* RECORDED INFORMATION *
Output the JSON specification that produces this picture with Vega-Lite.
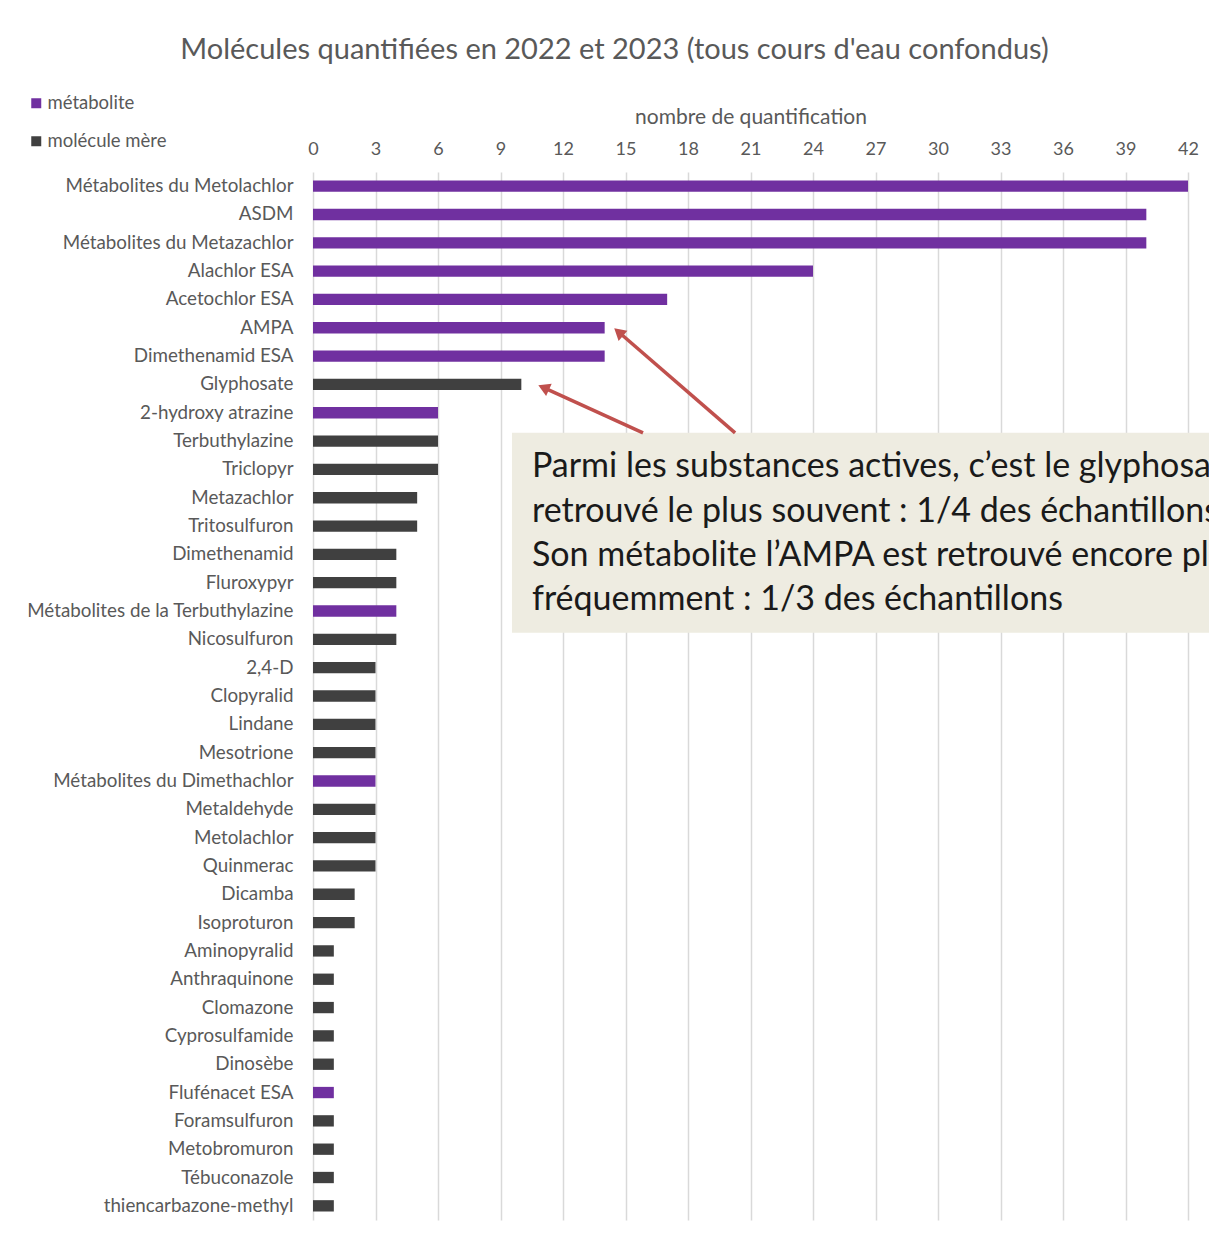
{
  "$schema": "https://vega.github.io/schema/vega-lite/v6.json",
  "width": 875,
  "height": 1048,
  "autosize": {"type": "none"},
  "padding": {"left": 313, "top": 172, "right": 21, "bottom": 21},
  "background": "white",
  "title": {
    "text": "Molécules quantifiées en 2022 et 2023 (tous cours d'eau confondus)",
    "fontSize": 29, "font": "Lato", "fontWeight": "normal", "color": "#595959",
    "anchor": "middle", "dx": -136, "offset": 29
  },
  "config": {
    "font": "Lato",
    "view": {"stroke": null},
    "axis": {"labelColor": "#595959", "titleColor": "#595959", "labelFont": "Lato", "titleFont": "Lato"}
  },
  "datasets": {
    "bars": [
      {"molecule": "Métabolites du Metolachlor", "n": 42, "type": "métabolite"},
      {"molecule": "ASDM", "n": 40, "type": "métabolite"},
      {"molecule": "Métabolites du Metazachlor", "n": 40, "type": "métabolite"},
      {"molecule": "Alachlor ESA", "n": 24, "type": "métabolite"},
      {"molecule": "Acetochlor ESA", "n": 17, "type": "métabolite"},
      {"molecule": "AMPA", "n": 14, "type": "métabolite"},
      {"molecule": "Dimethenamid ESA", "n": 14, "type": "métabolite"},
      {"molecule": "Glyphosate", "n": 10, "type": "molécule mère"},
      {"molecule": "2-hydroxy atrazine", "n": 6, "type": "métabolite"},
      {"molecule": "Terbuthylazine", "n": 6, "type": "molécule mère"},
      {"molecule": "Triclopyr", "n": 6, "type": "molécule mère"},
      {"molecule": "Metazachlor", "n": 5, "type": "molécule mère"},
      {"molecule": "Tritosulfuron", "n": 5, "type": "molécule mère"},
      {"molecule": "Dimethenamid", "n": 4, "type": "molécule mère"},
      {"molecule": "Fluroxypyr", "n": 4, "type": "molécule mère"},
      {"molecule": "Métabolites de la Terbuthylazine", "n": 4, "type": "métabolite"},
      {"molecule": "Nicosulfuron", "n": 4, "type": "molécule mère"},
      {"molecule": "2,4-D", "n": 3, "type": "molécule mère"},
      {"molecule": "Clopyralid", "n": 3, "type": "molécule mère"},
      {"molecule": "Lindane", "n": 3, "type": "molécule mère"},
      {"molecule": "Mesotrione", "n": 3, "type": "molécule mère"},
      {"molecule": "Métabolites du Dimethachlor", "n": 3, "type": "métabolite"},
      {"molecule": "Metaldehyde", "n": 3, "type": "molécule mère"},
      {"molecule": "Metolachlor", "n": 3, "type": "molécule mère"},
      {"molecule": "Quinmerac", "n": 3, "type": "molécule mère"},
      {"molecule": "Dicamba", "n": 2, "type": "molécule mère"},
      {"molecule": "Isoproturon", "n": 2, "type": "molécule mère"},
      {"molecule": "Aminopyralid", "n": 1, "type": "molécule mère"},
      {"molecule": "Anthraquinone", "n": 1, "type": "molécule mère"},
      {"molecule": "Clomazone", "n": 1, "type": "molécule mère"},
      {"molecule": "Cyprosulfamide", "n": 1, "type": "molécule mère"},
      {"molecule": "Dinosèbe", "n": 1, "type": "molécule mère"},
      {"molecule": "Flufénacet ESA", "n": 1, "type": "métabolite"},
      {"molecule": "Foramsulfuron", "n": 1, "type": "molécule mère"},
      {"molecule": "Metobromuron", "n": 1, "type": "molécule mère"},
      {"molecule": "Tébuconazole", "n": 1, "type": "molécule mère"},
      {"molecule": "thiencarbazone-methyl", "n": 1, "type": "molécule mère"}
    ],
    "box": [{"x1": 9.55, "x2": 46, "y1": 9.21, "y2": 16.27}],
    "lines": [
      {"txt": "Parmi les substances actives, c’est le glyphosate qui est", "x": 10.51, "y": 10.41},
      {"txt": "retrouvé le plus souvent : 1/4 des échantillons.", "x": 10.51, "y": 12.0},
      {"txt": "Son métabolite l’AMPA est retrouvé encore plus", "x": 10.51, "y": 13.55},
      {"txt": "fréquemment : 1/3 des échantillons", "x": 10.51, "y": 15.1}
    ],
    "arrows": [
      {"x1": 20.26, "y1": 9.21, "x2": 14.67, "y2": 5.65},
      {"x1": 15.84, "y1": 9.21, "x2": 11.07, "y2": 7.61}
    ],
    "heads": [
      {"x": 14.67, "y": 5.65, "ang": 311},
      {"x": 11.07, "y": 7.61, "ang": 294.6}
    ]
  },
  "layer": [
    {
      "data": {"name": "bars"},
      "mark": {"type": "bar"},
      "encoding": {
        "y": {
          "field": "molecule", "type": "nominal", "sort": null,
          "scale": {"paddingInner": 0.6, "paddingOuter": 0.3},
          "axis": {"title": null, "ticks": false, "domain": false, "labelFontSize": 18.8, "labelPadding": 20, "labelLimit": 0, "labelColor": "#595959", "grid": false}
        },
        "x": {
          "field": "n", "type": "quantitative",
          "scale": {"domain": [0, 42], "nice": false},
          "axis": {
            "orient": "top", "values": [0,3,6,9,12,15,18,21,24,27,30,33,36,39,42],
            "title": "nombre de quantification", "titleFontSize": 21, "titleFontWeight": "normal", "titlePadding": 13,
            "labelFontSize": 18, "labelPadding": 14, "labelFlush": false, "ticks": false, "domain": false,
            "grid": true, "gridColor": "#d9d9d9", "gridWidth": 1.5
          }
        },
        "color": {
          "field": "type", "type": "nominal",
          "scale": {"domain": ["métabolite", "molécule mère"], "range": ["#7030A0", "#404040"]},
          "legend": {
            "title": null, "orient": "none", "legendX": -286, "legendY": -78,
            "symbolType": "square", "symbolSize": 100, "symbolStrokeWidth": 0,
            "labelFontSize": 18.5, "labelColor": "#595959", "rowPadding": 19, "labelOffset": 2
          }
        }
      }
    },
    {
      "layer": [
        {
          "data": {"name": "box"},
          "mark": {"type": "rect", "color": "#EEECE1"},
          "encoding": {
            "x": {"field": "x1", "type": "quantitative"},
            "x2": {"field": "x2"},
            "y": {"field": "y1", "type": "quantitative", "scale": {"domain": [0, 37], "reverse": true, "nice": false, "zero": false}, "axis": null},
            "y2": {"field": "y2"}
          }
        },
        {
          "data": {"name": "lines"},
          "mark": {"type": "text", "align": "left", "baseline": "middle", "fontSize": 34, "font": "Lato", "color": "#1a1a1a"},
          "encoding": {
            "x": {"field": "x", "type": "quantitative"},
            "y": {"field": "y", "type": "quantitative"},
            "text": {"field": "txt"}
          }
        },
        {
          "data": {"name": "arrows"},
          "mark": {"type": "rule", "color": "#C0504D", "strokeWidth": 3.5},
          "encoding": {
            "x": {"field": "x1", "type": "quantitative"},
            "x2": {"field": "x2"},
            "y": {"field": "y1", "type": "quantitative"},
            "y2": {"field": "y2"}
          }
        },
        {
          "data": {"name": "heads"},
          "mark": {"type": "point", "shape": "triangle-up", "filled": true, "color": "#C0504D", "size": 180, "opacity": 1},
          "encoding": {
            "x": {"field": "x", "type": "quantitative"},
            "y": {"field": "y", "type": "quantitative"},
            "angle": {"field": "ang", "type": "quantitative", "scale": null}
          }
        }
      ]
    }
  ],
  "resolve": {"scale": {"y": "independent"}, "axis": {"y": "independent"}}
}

* REQUIREMENTS *
Make an exact copy of all the material, but keep the pictures out of it.

* FULL RESPONSE *
Output the JSON specification that produces this picture with Vega-Lite.
{
  "$schema": "https://vega.github.io/schema/vega-lite/v6.json",
  "width": 875,
  "height": 1048,
  "autosize": {"type": "none"},
  "padding": {"left": 313, "top": 172, "right": 21, "bottom": 21},
  "background": "white",
  "title": {
    "text": "Molécules quantifiées en 2022 et 2023 (tous cours d'eau confondus)",
    "fontSize": 29, "font": "Lato", "fontWeight": "normal", "color": "#595959",
    "anchor": "middle", "dx": -136, "offset": 29
  },
  "config": {
    "font": "Lato",
    "view": {"stroke": null},
    "axis": {"labelColor": "#595959", "titleColor": "#595959", "labelFont": "Lato", "titleFont": "Lato"}
  },
  "datasets": {
    "bars": [
      {"molecule": "Métabolites du Metolachlor", "n": 42, "type": "métabolite"},
      {"molecule": "ASDM", "n": 40, "type": "métabolite"},
      {"molecule": "Métabolites du Metazachlor", "n": 40, "type": "métabolite"},
      {"molecule": "Alachlor ESA", "n": 24, "type": "métabolite"},
      {"molecule": "Acetochlor ESA", "n": 17, "type": "métabolite"},
      {"molecule": "AMPA", "n": 14, "type": "métabolite"},
      {"molecule": "Dimethenamid ESA", "n": 14, "type": "métabolite"},
      {"molecule": "Glyphosate", "n": 10, "type": "molécule mère"},
      {"molecule": "2-hydroxy atrazine", "n": 6, "type": "métabolite"},
      {"molecule": "Terbuthylazine", "n": 6, "type": "molécule mère"},
      {"molecule": "Triclopyr", "n": 6, "type": "molécule mère"},
      {"molecule": "Metazachlor", "n": 5, "type": "molécule mère"},
      {"molecule": "Tritosulfuron", "n": 5, "type": "molécule mère"},
      {"molecule": "Dimethenamid", "n": 4, "type": "molécule mère"},
      {"molecule": "Fluroxypyr", "n": 4, "type": "molécule mère"},
      {"molecule": "Métabolites de la Terbuthylazine", "n": 4, "type": "métabolite"},
      {"molecule": "Nicosulfuron", "n": 4, "type": "molécule mère"},
      {"molecule": "2,4-D", "n": 3, "type": "molécule mère"},
      {"molecule": "Clopyralid", "n": 3, "type": "molécule mère"},
      {"molecule": "Lindane", "n": 3, "type": "molécule mère"},
      {"molecule": "Mesotrione", "n": 3, "type": "molécule mère"},
      {"molecule": "Métabolites du Dimethachlor", "n": 3, "type": "métabolite"},
      {"molecule": "Metaldehyde", "n": 3, "type": "molécule mère"},
      {"molecule": "Metolachlor", "n": 3, "type": "molécule mère"},
      {"molecule": "Quinmerac", "n": 3, "type": "molécule mère"},
      {"molecule": "Dicamba", "n": 2, "type": "molécule mère"},
      {"molecule": "Isoproturon", "n": 2, "type": "molécule mère"},
      {"molecule": "Aminopyralid", "n": 1, "type": "molécule mère"},
      {"molecule": "Anthraquinone", "n": 1, "type": "molécule mère"},
      {"molecule": "Clomazone", "n": 1, "type": "molécule mère"},
      {"molecule": "Cyprosulfamide", "n": 1, "type": "molécule mère"},
      {"molecule": "Dinosèbe", "n": 1, "type": "molécule mère"},
      {"molecule": "Flufénacet ESA", "n": 1, "type": "métabolite"},
      {"molecule": "Foramsulfuron", "n": 1, "type": "molécule mère"},
      {"molecule": "Metobromuron", "n": 1, "type": "molécule mère"},
      {"molecule": "Tébuconazole", "n": 1, "type": "molécule mère"},
      {"molecule": "thiencarbazone-methyl", "n": 1, "type": "molécule mère"}
    ],
    "box": [{"x1": 9.55, "x2": 46, "y1": 9.21, "y2": 16.27}],
    "lines": [
      {"txt": "Parmi les substances actives, c’est le glyphosate qui est", "x": 10.51, "y": 10.41},
      {"txt": "retrouvé le plus souvent : 1/4 des échantillons.", "x": 10.51, "y": 12.0},
      {"txt": "Son métabolite l’AMPA est retrouvé encore plus", "x": 10.51, "y": 13.55},
      {"txt": "fréquemment : 1/3 des échantillons", "x": 10.51, "y": 15.1}
    ],
    "arrows": [
      {"x1": 20.26, "y1": 9.21, "x2": 14.67, "y2": 5.65},
      {"x1": 15.84, "y1": 9.21, "x2": 11.07, "y2": 7.61}
    ],
    "heads": [
      {"x": 14.67, "y": 5.65, "ang": 311},
      {"x": 11.07, "y": 7.61, "ang": 294.6}
    ]
  },
  "layer": [
    {
      "data": {"name": "bars"},
      "mark": {"type": "bar"},
      "encoding": {
        "y": {
          "field": "molecule", "type": "nominal", "sort": null,
          "scale": {"paddingInner": 0.6, "paddingOuter": 0.3},
          "axis": {"title": null, "ticks": false, "domain": false, "labelFontSize": 18.8, "labelPadding": 20, "labelLimit": 0, "labelColor": "#595959", "grid": false}
        },
        "x": {
          "field": "n", "type": "quantitative",
          "scale": {"domain": [0, 42], "nice": false},
          "axis": {
            "orient": "top", "values": [0,3,6,9,12,15,18,21,24,27,30,33,36,39,42],
            "title": "nombre de quantification", "titleFontSize": 21, "titleFontWeight": "normal", "titlePadding": 13,
            "labelFontSize": 18, "labelPadding": 14, "labelFlush": false, "ticks": false, "domain": false,
            "grid": true, "gridColor": "#d9d9d9", "gridWidth": 1.5
          }
        },
        "color": {
          "field": "type", "type": "nominal",
          "scale": {"domain": ["métabolite", "molécule mère"], "range": ["#7030A0", "#404040"]},
          "legend": {
            "title": null, "orient": "none", "legendX": -286, "legendY": -78,
            "symbolType": "square", "symbolSize": 100, "symbolStrokeWidth": 0,
            "labelFontSize": 18.5, "labelColor": "#595959", "rowPadding": 19, "labelOffset": 2
          }
        }
      }
    },
    {
      "layer": [
        {
          "data": {"name": "box"},
          "mark": {"type": "rect", "color": "#EEECE1"},
          "encoding": {
            "x": {"field": "x1", "type": "quantitative"},
            "x2": {"field": "x2"},
            "y": {"field": "y1", "type": "quantitative", "scale": {"domain": [0, 37], "reverse": true, "nice": false, "zero": false}, "axis": null},
            "y2": {"field": "y2"}
          }
        },
        {
          "data": {"name": "lines"},
          "mark": {"type": "text", "align": "left", "baseline": "middle", "fontSize": 34, "font": "Lato", "color": "#1a1a1a"},
          "encoding": {
            "x": {"field": "x", "type": "quantitative"},
            "y": {"field": "y", "type": "quantitative"},
            "text": {"field": "txt"}
          }
        },
        {
          "data": {"name": "arrows"},
          "mark": {"type": "rule", "color": "#C0504D", "strokeWidth": 3.5},
          "encoding": {
            "x": {"field": "x1", "type": "quantitative"},
            "x2": {"field": "x2"},
            "y": {"field": "y1", "type": "quantitative"},
            "y2": {"field": "y2"}
          }
        },
        {
          "data": {"name": "heads"},
          "mark": {"type": "point", "shape": "triangle-up", "filled": true, "color": "#C0504D", "size": 180, "opacity": 1},
          "encoding": {
            "x": {"field": "x", "type": "quantitative"},
            "y": {"field": "y", "type": "quantitative"},
            "angle": {"field": "ang", "type": "quantitative", "scale": null}
          }
        }
      ]
    }
  ],
  "resolve": {"scale": {"y": "independent"}, "axis": {"y": "independent"}}
}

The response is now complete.